DIXON — The COVID-19 landscape continues to change with new guidance and mitigations, and local officials are unsure what that could mean for the fall.
Mayor Li Arellano Jr. said Lee County is doing better than others, and the city will echo recommendations from the local health department.
“I still think our region is doing relatively well, but our region is connected to other areas,” he said.
The Lee, Whiteside and Ogle county health departments are all recommending that employers, retailers, restaurants/bars, fitness/recreational centers, libraries, government entities, healthcare facilities and other public venues require universal indoor masking of their staff and patrons regardless of vaccination status.

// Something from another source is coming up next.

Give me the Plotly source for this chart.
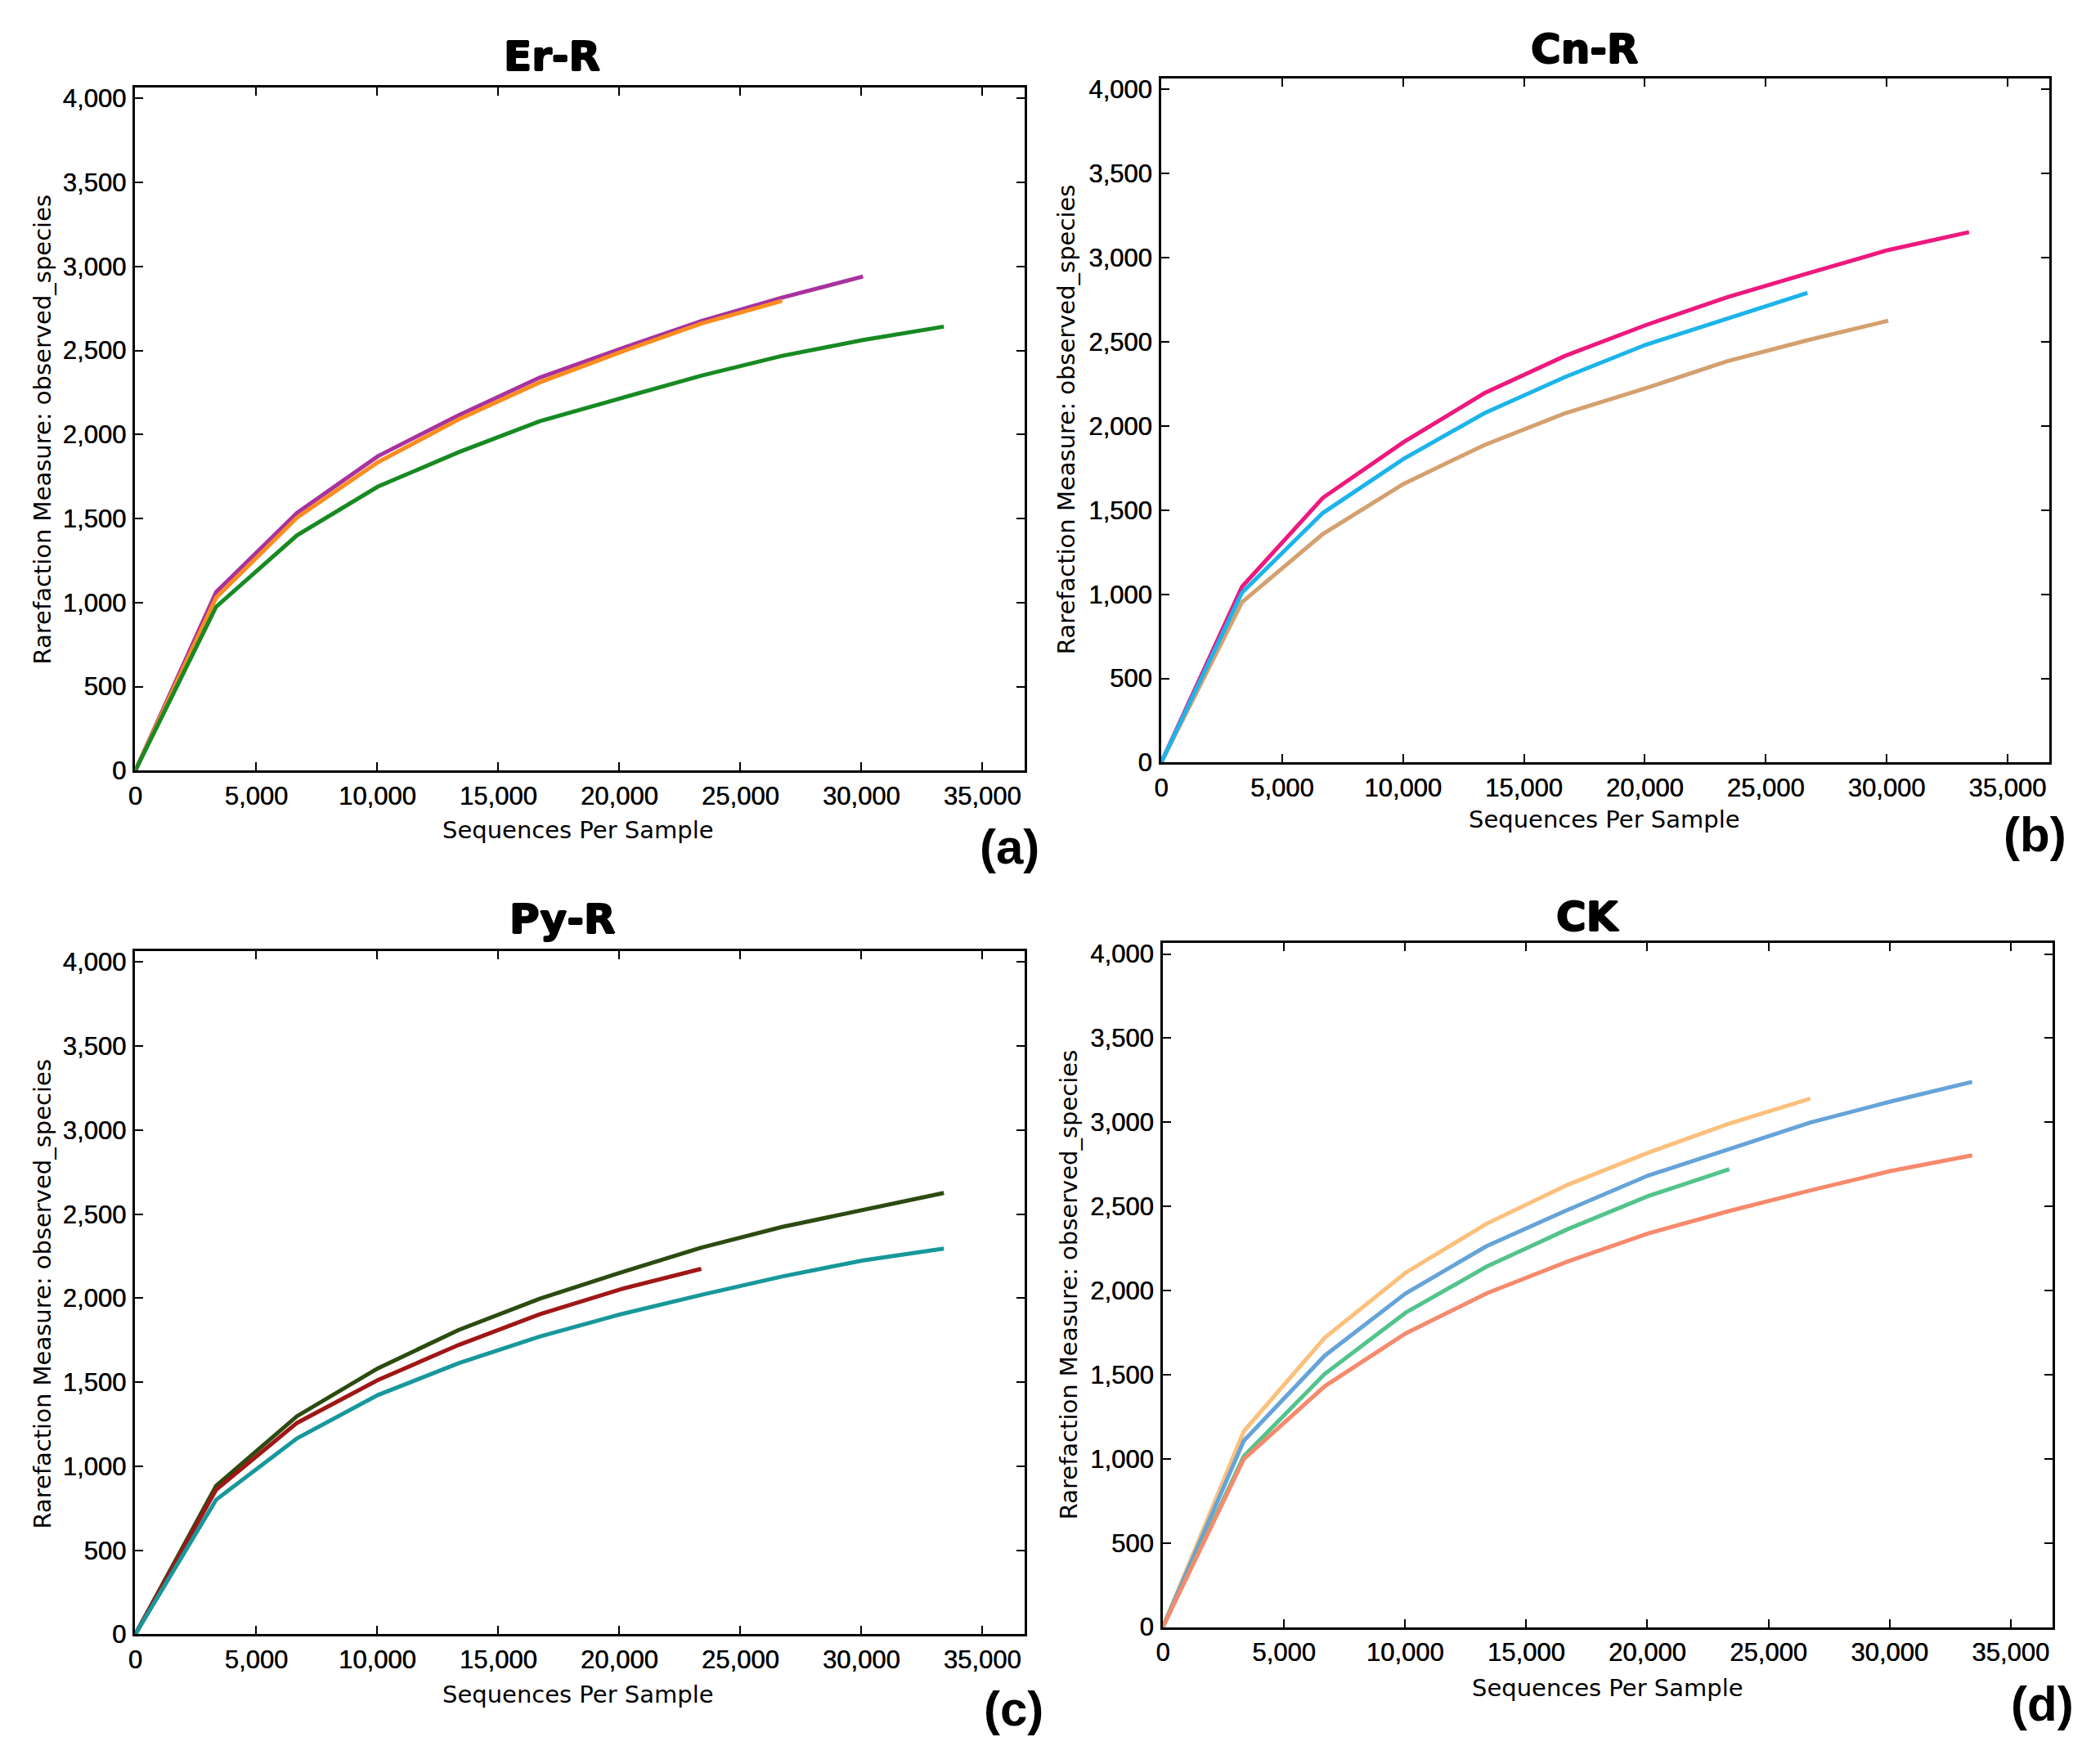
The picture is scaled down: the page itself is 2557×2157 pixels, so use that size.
import plotly.graph_objects as go

# ---------------- data ----------------
seq_depths = [0, 3341, 6682, 10023, 13364, 16705, 20046, 23387, 26728, 30069, 33410]

panel_titles = ["Er-R", "Cn-R", "Py-R", "CK"]
panel_letters = ["(a)", "(b)", "(c)", "(d)"]

# (a) Er-R
er_purple = [0, 1063, 1533, 1871, 2115, 2338, 2510, 2675, 2815, 2940]
er_orange = [0, 1030, 1505, 1835, 2090, 2310, 2490, 2660, 2795]
er_green = [0, 975, 1400, 1690, 1895, 2079, 2215, 2350, 2468, 2562, 2642]

# (b) Cn-R
cn_pink = [0, 1045, 1573, 1904, 2195, 2417, 2600, 2765, 2907, 3046, 3152]
cn_cyan = [0, 1010, 1483, 1805, 2076, 2291, 2483, 2639, 2791]
cn_tan = [0, 953, 1358, 1656, 1887, 2076, 2225, 2384, 2510, 2626]

# (c) Py-R
py_darkgreen = [0, 884, 1298, 1583, 1811, 1997, 2152, 2301, 2424, 2526, 2626]
py_darkred = [0, 861, 1258, 1513, 1722, 1904, 2053, 2175]
py_teal = [0, 801, 1166, 1424, 1613, 1772, 1904, 2020, 2129, 2225, 2295]

# (d) CK
ck_lightorange = [0, 1164, 1719, 2106, 2397, 2628, 2820, 2992, 3140]
ck_blue = [0, 1107, 1613, 1983, 2264, 2479, 2684, 2843, 2998, 3124, 3240]
ck_green = [0, 1015, 1504, 1868, 2142, 2364, 2562, 2721]
ck_salmon = [0, 998, 1431, 1745, 1983, 2172, 2340, 2473, 2595, 2711, 2803]

x_tickvals = [0, 5000, 10000, 15000, 20000, 25000, 30000, 35000]
y_tickvals = [0, 500, 1000, 1500, 2000, 2500, 3000, 3500, 4000]

panels_series = [
    [(er_purple, "#a8329e"), (er_orange, "#fb8c1e"), (er_green, "#178a22")],
    [(cn_pink, "#ee187e"), (cn_tan, "#d4a06e"), (cn_cyan, "#1cb4ea")],
    [(py_darkgreen, "#2c4b10"), (py_darkred, "#a01616"), (py_teal, "#17989b")],
    [(ck_lightorange, "#fcc07c"), (ck_blue, "#66a3d9"), (ck_green, "#52c48b"), (ck_salmon, "#f7896c")],
]

# ---------------- layout (pixel geometry) ----------------
W, H = 2557, 2157
# plot boxes: left, right, top, bottom (px)
boxes = [
    (157, 1248, 104, 948),
    (1416, 2506, 93, 938),
    (157, 1248, 1171, 2015),
    (1418, 2510, 1161, 2006),
]
title_pos = [(668, 66), (1936, 57), (681, 1132), (1940, 1129)]
xtitle_pos = [(700, 1021), (1960, 1008), (700, 2089), (1964, 2081)]
ytitle_pos = [(43, 526), (1299, 514), (43, 1594), (1302, 1583)]
letter_pos = [(1230, 1042), (2488, 1027), (1235, 2107), (2497, 2101)]

X_MAX = 36735
Y_MAX = 4065


def px(xp):
    return xp / W


def py(yp):
    return 1 - yp / H


fig = go.Figure()
annotations = []
heavy = "1px 0 0 black, -1px 0 0 black, 0 1px 0 black, 0 -1px 0 black"
semi = "0.4px 0 0 black"

for i in range(4):
    xa = "x" if i == 0 else f"x{i+1}"
    ya = "y" if i == 0 else f"y{i+1}"
    for vals, color in panels_series[i]:
        fig.add_trace(go.Scatter(
            x=seq_depths[:len(vals)], y=vals, mode="lines",
            line=dict(color=color, width=5),
            xaxis=xa, yaxis=ya, showlegend=False, hoverinfo="skip",
        ))
    l, r, t, b = boxes[i]
    axis_common = dict(
        showline=True, linecolor="black", linewidth=3, mirror="ticks",
        ticks="inside", ticklen=10, tickwidth=2, tickcolor="black",
        showgrid=False, zeroline=False,
        tickfont=dict(family="Liberation Sans, Arial, sans-serif", size=31, color="black",
                      shadow=semi),
        tickformat=",d", fixedrange=True,
    )
    xkey = "xaxis" if i == 0 else f"xaxis{i+1}"
    ykey = "yaxis" if i == 0 else f"yaxis{i+1}"
    fig.layout[xkey] = dict(
        domain=[px(l), px(r)], range=[0, X_MAX], tickvals=x_tickvals,
        anchor=ya, ticklabelstandoff=1, **axis_common,
    )
    fig.layout[ykey] = dict(
        domain=[py(b), py(t)], range=[0, Y_MAX], tickvals=y_tickvals,
        anchor=xa, ticklabelstandoff=2, **axis_common,
    )

    tx, ty = title_pos[i]
    annotations.append(dict(
        x=px(tx), y=py(ty), xref="paper", yref="paper", text=f"<b>{panel_titles[i]}</b>",
        showarrow=False, xanchor="center", yanchor="middle",
        font=dict(family="DejaVu Sans, sans-serif", size=50, color="black", shadow=heavy),
    ))
    sx, sy = xtitle_pos[i]
    annotations.append(dict(
        x=px(sx), y=py(sy), xref="paper", yref="paper", text="Sequences Per Sample",
        showarrow=False, xanchor="center", yanchor="middle",
        font=dict(family="DejaVu Sans, sans-serif", size=29, color="black"),
    ))
    qx, qy = ytitle_pos[i]
    annotations.append(dict(
        x=px(qx), y=py(qy), xref="paper", yref="paper",
        text="Rarefaction Measure: observed_species", textangle=-90,
        showarrow=False, xanchor="center", yanchor="middle",
        font=dict(family="DejaVu Sans, sans-serif", size=29, color="black"),
    ))
    lx, ly = letter_pos[i]
    annotations.append(dict(
        x=px(lx), y=py(ly), xref="paper", yref="paper", text=f"<b>{panel_letters[i]}</b>",
        showarrow=False, xanchor="center", yanchor="middle",
        font=dict(family="Liberation Sans Narrow, Arial Narrow, Liberation Sans, sans-serif",
                  size=60, color="black"),
    ))

fig.update_layout(
    width=W, height=H, autosize=False,
    margin=dict(l=0, r=0, t=0, b=0),
    paper_bgcolor="white", plot_bgcolor="white",
    annotations=annotations, showlegend=False,
)

fig.write_html(
    "out.html",
    config={"displayModeBar": False},
    post_script="document.body.style.margin='0';document.body.style.overflow='hidden';",
)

Cases are going up throughout the Sauk Valley. Whiteside County Health Department reported Wednesday 16 new cases: six were for persons younger than 20, three were in their 20s, three in their 30s and another four were 40 and older.

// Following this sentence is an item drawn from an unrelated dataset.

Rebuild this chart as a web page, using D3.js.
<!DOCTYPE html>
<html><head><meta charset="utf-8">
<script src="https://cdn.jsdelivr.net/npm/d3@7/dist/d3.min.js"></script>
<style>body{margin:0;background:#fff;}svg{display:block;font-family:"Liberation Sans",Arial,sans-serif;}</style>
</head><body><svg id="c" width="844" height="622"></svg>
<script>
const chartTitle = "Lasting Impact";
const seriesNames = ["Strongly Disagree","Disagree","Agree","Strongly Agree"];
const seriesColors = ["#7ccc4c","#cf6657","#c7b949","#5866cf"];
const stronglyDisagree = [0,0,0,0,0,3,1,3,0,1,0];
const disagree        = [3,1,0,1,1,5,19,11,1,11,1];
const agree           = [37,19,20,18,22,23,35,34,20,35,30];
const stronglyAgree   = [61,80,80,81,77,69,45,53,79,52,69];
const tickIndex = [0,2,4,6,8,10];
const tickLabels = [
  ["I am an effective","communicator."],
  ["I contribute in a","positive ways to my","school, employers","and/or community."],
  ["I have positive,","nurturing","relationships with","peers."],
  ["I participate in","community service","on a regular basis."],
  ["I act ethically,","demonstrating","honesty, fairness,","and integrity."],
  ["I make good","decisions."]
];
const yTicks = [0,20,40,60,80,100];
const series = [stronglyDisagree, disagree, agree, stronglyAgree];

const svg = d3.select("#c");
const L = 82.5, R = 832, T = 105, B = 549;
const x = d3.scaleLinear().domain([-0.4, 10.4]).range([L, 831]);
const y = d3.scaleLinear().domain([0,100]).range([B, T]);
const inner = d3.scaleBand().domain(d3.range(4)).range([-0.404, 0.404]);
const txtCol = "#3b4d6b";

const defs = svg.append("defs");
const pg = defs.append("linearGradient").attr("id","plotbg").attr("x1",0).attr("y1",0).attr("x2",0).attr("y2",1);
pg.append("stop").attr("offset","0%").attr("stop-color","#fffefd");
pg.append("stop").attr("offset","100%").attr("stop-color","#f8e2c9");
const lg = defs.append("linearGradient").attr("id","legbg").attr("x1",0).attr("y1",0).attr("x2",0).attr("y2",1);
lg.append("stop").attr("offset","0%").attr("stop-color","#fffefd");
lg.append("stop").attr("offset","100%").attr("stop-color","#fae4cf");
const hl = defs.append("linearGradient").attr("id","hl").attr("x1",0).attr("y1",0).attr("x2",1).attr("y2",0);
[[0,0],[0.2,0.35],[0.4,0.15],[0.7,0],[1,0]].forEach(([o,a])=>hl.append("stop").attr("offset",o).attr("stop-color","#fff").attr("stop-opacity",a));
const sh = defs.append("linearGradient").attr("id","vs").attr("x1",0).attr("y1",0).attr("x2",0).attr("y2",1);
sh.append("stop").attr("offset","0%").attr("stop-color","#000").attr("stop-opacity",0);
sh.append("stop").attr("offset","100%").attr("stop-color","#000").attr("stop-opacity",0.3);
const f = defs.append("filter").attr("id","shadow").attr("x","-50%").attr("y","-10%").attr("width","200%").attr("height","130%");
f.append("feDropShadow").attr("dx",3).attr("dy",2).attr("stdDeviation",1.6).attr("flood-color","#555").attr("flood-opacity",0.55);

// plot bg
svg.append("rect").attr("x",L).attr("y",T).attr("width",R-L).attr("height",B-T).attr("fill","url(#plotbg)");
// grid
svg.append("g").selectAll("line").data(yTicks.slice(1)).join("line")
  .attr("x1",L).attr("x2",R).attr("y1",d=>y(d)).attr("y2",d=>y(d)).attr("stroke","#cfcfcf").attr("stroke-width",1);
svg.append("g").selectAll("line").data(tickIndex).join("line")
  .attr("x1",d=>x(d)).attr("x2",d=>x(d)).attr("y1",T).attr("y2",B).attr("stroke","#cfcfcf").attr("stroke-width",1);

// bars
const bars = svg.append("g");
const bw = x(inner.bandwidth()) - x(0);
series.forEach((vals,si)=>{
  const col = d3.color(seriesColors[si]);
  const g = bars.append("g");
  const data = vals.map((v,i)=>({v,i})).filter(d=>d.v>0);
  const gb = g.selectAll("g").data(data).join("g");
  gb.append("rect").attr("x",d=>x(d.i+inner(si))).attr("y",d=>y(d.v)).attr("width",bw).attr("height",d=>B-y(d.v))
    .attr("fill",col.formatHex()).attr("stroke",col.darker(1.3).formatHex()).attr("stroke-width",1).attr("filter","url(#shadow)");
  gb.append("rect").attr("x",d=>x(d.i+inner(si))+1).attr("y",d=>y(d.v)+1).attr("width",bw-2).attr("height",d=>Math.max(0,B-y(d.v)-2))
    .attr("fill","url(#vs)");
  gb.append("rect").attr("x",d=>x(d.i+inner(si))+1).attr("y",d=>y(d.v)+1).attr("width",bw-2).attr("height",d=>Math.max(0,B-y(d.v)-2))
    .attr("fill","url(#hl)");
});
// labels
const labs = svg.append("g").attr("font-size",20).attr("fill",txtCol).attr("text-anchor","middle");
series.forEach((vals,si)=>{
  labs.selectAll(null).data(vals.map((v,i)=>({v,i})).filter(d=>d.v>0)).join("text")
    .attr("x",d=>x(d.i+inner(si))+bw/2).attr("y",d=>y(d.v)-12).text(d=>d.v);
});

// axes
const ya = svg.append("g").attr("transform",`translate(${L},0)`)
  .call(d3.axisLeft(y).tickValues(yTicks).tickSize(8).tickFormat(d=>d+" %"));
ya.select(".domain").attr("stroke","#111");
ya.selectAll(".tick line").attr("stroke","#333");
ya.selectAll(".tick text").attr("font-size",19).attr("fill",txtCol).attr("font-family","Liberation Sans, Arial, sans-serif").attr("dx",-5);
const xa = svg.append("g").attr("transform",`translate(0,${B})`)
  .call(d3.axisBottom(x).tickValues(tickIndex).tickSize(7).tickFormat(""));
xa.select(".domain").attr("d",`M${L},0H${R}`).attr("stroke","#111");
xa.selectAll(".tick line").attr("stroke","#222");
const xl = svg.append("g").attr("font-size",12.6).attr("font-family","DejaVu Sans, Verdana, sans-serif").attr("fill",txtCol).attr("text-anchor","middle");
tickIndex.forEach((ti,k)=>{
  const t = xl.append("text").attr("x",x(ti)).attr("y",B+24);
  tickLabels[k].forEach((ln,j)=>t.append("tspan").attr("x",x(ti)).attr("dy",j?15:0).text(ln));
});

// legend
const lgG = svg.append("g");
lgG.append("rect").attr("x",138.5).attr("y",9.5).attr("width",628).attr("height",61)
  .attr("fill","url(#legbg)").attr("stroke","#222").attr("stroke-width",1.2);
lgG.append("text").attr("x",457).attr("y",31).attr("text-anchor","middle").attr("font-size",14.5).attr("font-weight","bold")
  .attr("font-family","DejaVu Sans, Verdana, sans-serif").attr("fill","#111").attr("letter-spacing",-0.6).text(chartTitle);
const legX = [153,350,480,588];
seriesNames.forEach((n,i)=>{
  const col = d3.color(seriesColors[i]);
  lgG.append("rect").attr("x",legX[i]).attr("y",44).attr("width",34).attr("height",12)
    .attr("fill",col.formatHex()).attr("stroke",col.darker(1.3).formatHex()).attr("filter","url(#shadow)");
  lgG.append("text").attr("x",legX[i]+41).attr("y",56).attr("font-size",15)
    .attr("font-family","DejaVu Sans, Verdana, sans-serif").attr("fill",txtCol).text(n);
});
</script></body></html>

The Centers for Disease Control and Prevention recently released updated recommendations that called for everyone to wear masks indoors in counties at substantial or high risk of virus transmission, as well as all students and staff in K-12 schools, regardless of vaccination status. The change came as a result of concerns with rising COVID-19 cases, the quick spread of the delta variant and a slow-down in the pace of vaccinations.
Gov. JB Pritzker took the guidance a step further Wednesday and issued a mask mandate in all schools.
The Dixon School District plans to finalize its return to learn plan during the Aug. 11 School Board meeting.
Layering health precautions include cleaning and sanitizing all schools, hand washing breaks for students, hand sanitizing stations, bottle filler fountains, COVID-19 testing onsite, promoting vaccinations, ventilation, and encouraging sick individuals to stay home, according to Superintendent Margo Empen.
City Councilwoman Mary Oros said masking can be a hard conversation, especially with parents seeing it as a hot-button topic.
“There are a lot of ramifications that go into that, that maybe we as parents or civilians don’t understand or know all of the factors,” she said.
A group of anti-mask community members plan to rally at the board meeting wanting masking to be an option left up to parents.
Before the mask mandate, the Illinois Department of Public Health warned schools last week to check with their insurers if they don’t follow CDC mask guidance. Last year, cities and schools were warned that their state funding could be in jeopardy if they didn’t follow COVID-19 mitigations.
The IDPH also announced expanding free COVID-19 testing for all K-12 public schools Wednesday and changing the quarantine protocol, where students or staff who have been in close contact with an infected individual can choose to stay in school if they’re tested four times during the week.
In addition to schooling and masking indoors, officials are also concerned how stricter mitigations could affect businesses and other organizations.
For example, Councilman Mike Venier spoke about the revitalization of the Dixon Historic Theatre, and he hopes potential mitigations won’t be too severe. Its grand re-opening is slated for Sept. 4.
“We’ve done so much work, and we’re waiting to see where the mandates lead us,” he said.